Moving forward with a shot that technically failed a clinical trial under an administration that has preached stricter scrutiny for vaccines may prove risky for Pfizer, and it could serve as a litmus test for vaccine policy in the U.S.
Lyme disease is an illness caused by bacteria most commonly spread to humans from ticks. It can cause arthritis, muscle weakness and pain. About half a million Americans are diagnosed with or treated for Lyme disease every year, according to estimates from the Centers for Disease Control and Prevention.

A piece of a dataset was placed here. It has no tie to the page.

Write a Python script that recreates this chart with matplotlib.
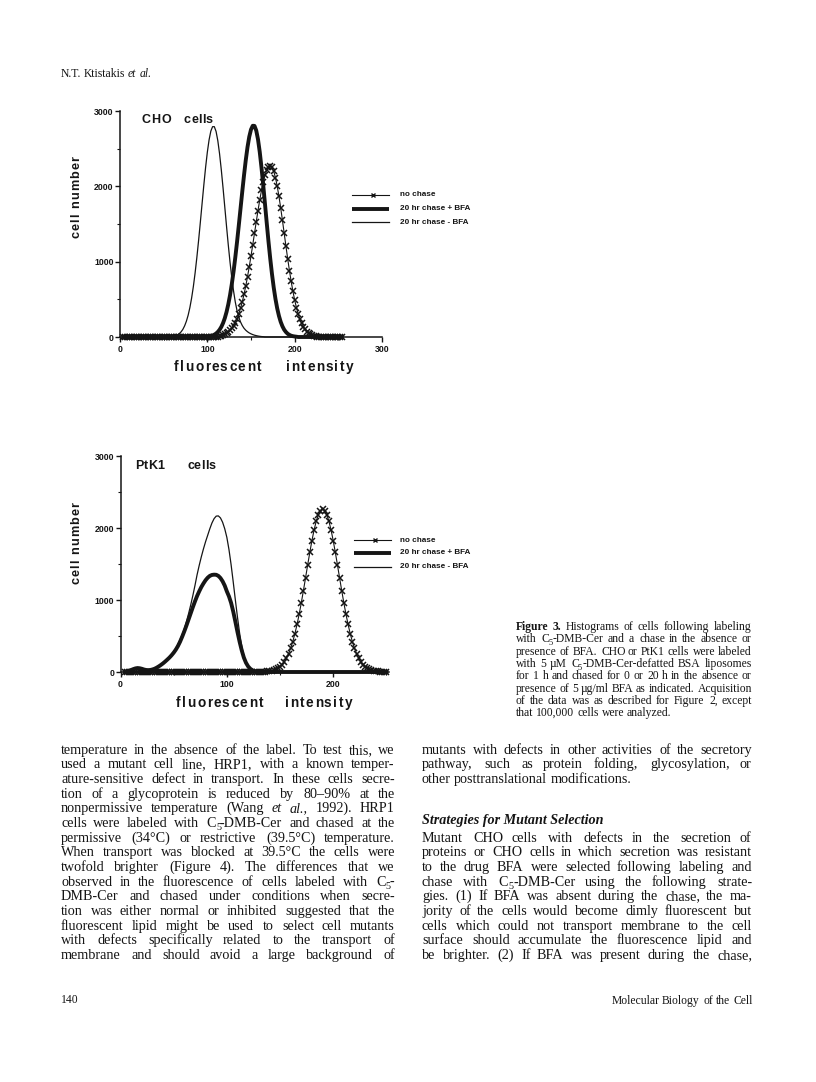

Despite the disease’s prevalence, especially in the Northeast, there isn’t a vaccine for humans available. A company that would later become GSK introduced a shot called LYMErix in 1998 but pulled it only a few years later after public concerns about safety tanked demand. That experience hobbled development of Lyme vaccines for humans, though multiple companies now make them for dogs.
Pfizer and Valneva have faced their own setbacks. In 2023, the companies dropped about half of the participants in the Phase 3 trial because of quality concerns with third-party clinical trial site operator Care Access. The trial had initially enrolled about 18,000 people and after the cuts ended up with about 9,400.
The companies’ vaccine targets the outer surface protein A of the bacteria that cause Lyme disease. A vaccinated person creates antibodies that are passed to a tick and prevent the bacterium from being transferred from the tick to the human. The series involves three shots in the first year, then a booster dose the following year.
The companies said they didn’t observe any safety concerns in the trial.